Il Libano è un Paese di quattro milioni e mezzo di abitanti che accoglie un milione e duecentomila profughi, palestinesi e siriani. Una situazione non facile...

«In Europa ci si preoccupa per numeri infinitamente più piccoli mentre la situazione nel nostro Paese è drammatica e può sconvolgere l’equilibrio sociale, politico e religioso del Paese. Le Nazioni Unite sono in prima linea per aiutare le popolazioni in questa condizione di dramma umano, individuale e collettivo, ma ovviamente non basta. La situazione è molto complessa e intricata e dipende da dinamiche di geopolitica mondiale: la questione palestinese, la guerra in Siria, i venticinque anni che hanno insanguinato il Medio Oriente dalla fine della guerra civile in Libano dal 1991 a oggi. Per esempio la moltitudine dei siriani vorrebbe ritornare in patria appena la situazione si ristabilizzerà. Un rientro in sicurezza che dovrà essere assicurato dalla comunità internazionale. Anche se in generale tutto è molto migliorato e qualche ritorno è stato avviato, in realtà l’impegno dell’Occidente, della Russia e di tutti gli attori mondiali dovrebbe convergere più sul piano della diplomazia e l’azione umanitaria e meno sul piano militare».

Il Libano attende una visita di Papa Francesco, dopo quella di Benedetto XVI nel 2012?
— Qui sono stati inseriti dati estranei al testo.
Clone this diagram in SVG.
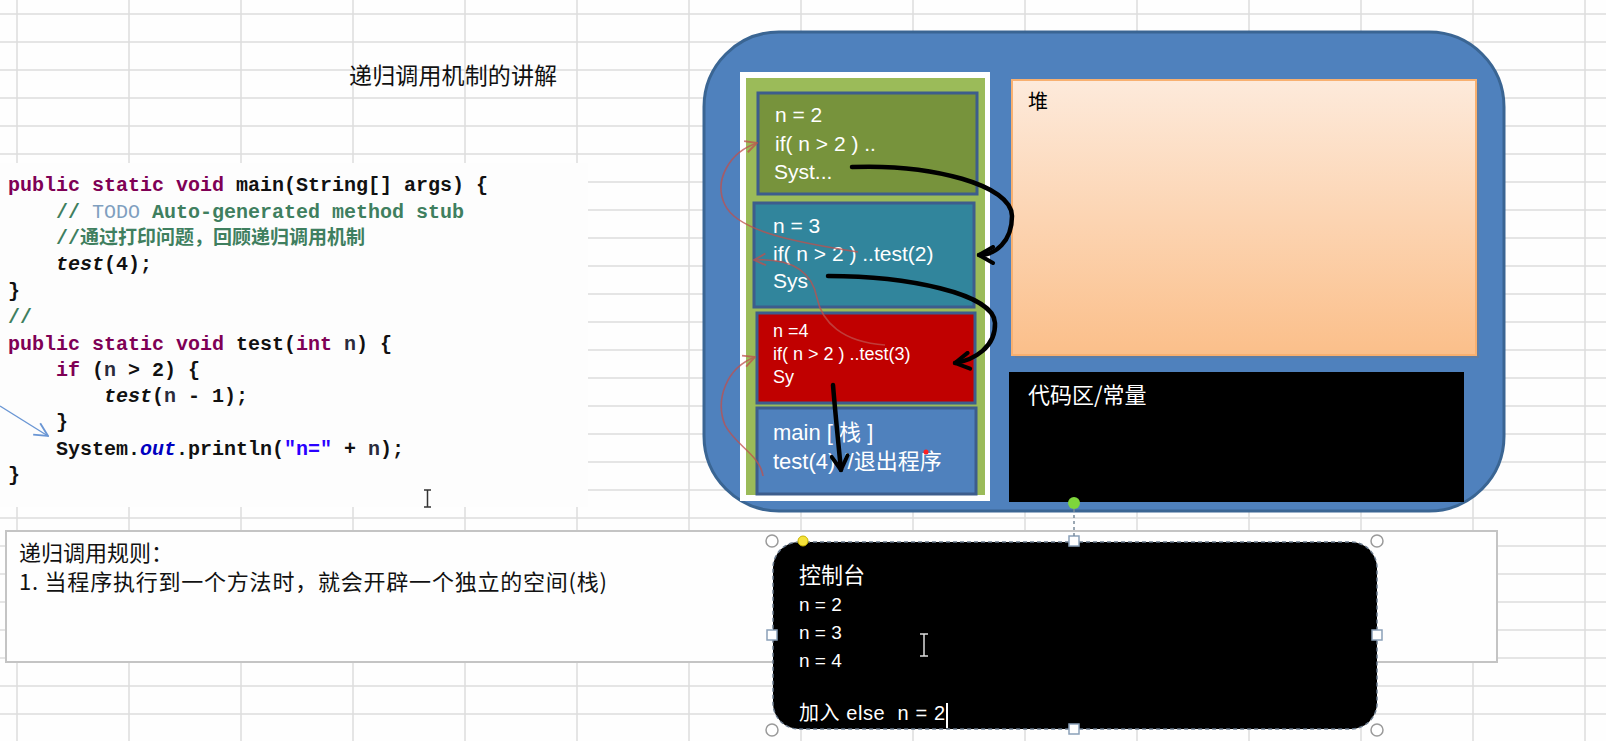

«Il Papa vorrebbe visitare il Libano e il Medio Oriente, è in costante contatto con tutte le comunità, prega per loro, le sostiene in modo concreto ed è preoccupato. Il popolo libanese sarebbe felice di accogliere il Santo Padre e spera in un suo viaggio. Bisogna aspettare le condizioni giuste per una visita. Intanto la Conferenza delle comunità religiose del Mediterraneo, iniziativa lanciata dal presidente della Cei in visita a Beirut nel maggio scorso, sta prendendo corpo. Si tratta di un’iniziativa molto importante che ci aiuterà a trasformare il Mediterraneo in un mare di pace. In questi anni il mare ha accolto le vite di migliaia di profughi, di uomini e donne, adulti, giovani, anziani, bambini. È ora che tutti si sentano responsabili e coscienti che il dialogo, la costruzione della pace e della convivenza e la giustizia sociale sono le uniche strade da perseguire. E il Mediterraneo va considerato oltre i confini stretti che gli abbiamo sempre attribuito. Per esempio, penso che anche l’Iraq sia un Paese del Mediterraneo e anche altri Paesi che sono apparentemente lontani ma che sono uniti in una dimensione di solidarietà internazionale. Questa iniziativa, e altre già in atto e da anni attive, sono indispensabili per fare cadere tanti pregiudizi reciproci che ci tengono lontani gli uni dagli altri. La possibilità di conoscersi, vivere accanto come fratelli e sorelle, e constatare che le differenze poi non sono così marcate, ci dovrebbero guidare in questo cammino di costruzione di una civiltà dell’amore. Ci sono molte più cose che ci uniscono nella nostra umanità e spiritualità: esse sono il punto di partenza per realizzare questo laboratorio di pace da piccoli gruppi, da incontri come quello proposto dalla Cei, per cambiare la mentalità e i cuori delle persone e dei popoli».